(Data entries)
━━━━━━━━━━━━━━━━━━━━━━━━━━━━━━
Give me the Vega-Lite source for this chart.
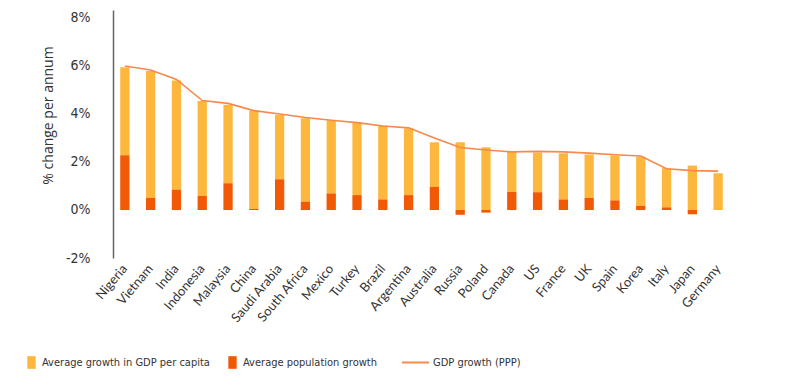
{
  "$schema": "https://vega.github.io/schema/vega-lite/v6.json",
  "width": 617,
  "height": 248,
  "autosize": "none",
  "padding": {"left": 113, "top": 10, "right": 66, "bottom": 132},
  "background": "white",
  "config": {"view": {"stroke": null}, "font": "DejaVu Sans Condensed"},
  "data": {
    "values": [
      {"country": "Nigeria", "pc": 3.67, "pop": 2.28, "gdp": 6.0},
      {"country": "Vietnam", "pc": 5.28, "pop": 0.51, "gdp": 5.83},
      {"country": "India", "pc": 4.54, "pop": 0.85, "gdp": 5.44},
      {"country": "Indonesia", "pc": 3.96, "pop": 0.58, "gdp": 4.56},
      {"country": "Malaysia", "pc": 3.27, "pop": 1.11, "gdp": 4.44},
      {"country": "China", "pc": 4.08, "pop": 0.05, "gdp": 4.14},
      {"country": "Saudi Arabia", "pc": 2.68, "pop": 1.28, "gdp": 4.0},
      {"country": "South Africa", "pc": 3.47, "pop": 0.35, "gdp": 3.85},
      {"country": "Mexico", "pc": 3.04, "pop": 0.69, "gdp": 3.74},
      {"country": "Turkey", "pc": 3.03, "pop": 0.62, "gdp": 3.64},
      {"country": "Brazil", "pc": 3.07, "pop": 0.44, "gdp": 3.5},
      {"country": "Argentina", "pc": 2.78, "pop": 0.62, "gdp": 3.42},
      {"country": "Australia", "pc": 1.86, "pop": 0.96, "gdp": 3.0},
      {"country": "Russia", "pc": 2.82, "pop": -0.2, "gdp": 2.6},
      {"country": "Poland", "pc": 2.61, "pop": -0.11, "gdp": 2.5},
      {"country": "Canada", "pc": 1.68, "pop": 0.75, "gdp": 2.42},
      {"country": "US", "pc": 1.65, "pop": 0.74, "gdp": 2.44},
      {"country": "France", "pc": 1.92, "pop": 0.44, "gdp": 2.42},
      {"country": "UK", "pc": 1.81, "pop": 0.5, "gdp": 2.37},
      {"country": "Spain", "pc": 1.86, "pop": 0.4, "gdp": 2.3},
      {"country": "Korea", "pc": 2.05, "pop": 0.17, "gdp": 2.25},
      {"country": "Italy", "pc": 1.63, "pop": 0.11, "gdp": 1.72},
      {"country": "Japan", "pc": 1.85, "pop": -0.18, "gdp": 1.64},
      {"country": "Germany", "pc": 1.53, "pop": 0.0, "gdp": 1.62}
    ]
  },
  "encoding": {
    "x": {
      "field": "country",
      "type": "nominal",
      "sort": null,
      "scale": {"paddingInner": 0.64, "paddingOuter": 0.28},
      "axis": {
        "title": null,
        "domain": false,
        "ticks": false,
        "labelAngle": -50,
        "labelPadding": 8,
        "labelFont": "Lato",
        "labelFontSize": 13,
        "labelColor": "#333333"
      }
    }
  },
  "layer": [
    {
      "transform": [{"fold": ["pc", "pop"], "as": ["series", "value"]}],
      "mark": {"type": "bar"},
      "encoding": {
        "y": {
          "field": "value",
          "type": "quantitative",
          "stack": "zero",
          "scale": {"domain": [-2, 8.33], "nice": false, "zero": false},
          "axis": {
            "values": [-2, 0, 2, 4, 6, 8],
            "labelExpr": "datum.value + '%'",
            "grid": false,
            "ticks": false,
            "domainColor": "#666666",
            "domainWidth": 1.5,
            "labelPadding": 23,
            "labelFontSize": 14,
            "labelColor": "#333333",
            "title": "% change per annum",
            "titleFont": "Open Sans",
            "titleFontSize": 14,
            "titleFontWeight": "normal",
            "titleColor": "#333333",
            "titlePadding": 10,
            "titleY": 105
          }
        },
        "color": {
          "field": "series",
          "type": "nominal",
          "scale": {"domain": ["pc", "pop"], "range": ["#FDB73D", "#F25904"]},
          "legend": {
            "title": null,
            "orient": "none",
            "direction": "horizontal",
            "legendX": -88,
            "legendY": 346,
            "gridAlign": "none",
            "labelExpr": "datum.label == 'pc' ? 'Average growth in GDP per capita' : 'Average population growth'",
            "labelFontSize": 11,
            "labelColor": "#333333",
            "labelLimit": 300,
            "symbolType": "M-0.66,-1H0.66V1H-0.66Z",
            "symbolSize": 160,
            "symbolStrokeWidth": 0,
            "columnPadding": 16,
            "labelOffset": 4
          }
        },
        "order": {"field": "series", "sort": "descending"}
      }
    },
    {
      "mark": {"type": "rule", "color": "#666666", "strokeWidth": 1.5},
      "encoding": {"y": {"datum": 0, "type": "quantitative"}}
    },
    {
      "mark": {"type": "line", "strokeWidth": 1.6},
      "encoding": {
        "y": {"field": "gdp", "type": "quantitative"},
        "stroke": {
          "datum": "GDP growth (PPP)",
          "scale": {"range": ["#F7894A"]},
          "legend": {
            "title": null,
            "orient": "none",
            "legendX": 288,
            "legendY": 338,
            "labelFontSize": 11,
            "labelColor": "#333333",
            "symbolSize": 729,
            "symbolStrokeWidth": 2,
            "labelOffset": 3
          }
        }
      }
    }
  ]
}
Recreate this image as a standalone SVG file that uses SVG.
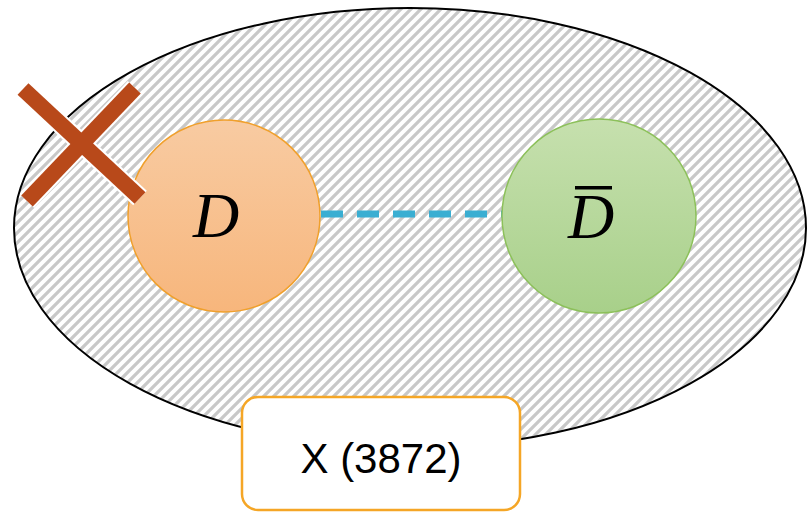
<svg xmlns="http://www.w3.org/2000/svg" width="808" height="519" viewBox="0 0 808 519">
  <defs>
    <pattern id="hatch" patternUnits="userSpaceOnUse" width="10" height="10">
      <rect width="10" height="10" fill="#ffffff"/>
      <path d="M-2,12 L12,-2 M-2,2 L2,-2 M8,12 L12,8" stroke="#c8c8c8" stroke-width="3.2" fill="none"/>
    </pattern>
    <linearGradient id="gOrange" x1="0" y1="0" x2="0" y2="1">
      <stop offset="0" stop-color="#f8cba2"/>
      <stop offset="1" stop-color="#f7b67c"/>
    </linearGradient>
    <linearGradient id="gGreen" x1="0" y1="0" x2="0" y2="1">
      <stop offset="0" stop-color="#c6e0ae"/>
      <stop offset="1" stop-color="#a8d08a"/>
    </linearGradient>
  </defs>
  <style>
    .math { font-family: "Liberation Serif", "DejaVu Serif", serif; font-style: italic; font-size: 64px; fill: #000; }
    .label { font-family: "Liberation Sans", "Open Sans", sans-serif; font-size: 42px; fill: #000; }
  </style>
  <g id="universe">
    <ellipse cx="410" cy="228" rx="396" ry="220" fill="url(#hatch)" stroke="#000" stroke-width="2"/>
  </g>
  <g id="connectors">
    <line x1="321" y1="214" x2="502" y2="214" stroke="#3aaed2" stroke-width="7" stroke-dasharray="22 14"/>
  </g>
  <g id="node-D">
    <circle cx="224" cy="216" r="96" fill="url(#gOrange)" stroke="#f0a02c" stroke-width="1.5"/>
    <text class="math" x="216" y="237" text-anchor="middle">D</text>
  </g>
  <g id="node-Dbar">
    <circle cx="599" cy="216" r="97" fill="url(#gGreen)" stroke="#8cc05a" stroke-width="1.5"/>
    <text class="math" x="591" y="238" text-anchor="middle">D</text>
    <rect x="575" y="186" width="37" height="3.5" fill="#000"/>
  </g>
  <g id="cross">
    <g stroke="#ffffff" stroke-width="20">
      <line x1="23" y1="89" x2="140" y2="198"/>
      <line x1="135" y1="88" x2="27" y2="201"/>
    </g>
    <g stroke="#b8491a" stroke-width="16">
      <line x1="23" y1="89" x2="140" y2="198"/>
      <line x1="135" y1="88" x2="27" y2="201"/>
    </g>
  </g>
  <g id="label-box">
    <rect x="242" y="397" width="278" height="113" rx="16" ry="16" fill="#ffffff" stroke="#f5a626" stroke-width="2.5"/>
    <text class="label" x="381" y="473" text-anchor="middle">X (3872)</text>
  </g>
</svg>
━━━━━━━━━━━━━━━━━━━━━━━━━━━━━━
**STATED EXERCISE:**
Each line in the data that holds the string "this" should be found and copied.

**FULL RESPONSE:**
Give me the Vega-Lite source for this chart.
Recreate this image as a standalone SVG file that uses SVG.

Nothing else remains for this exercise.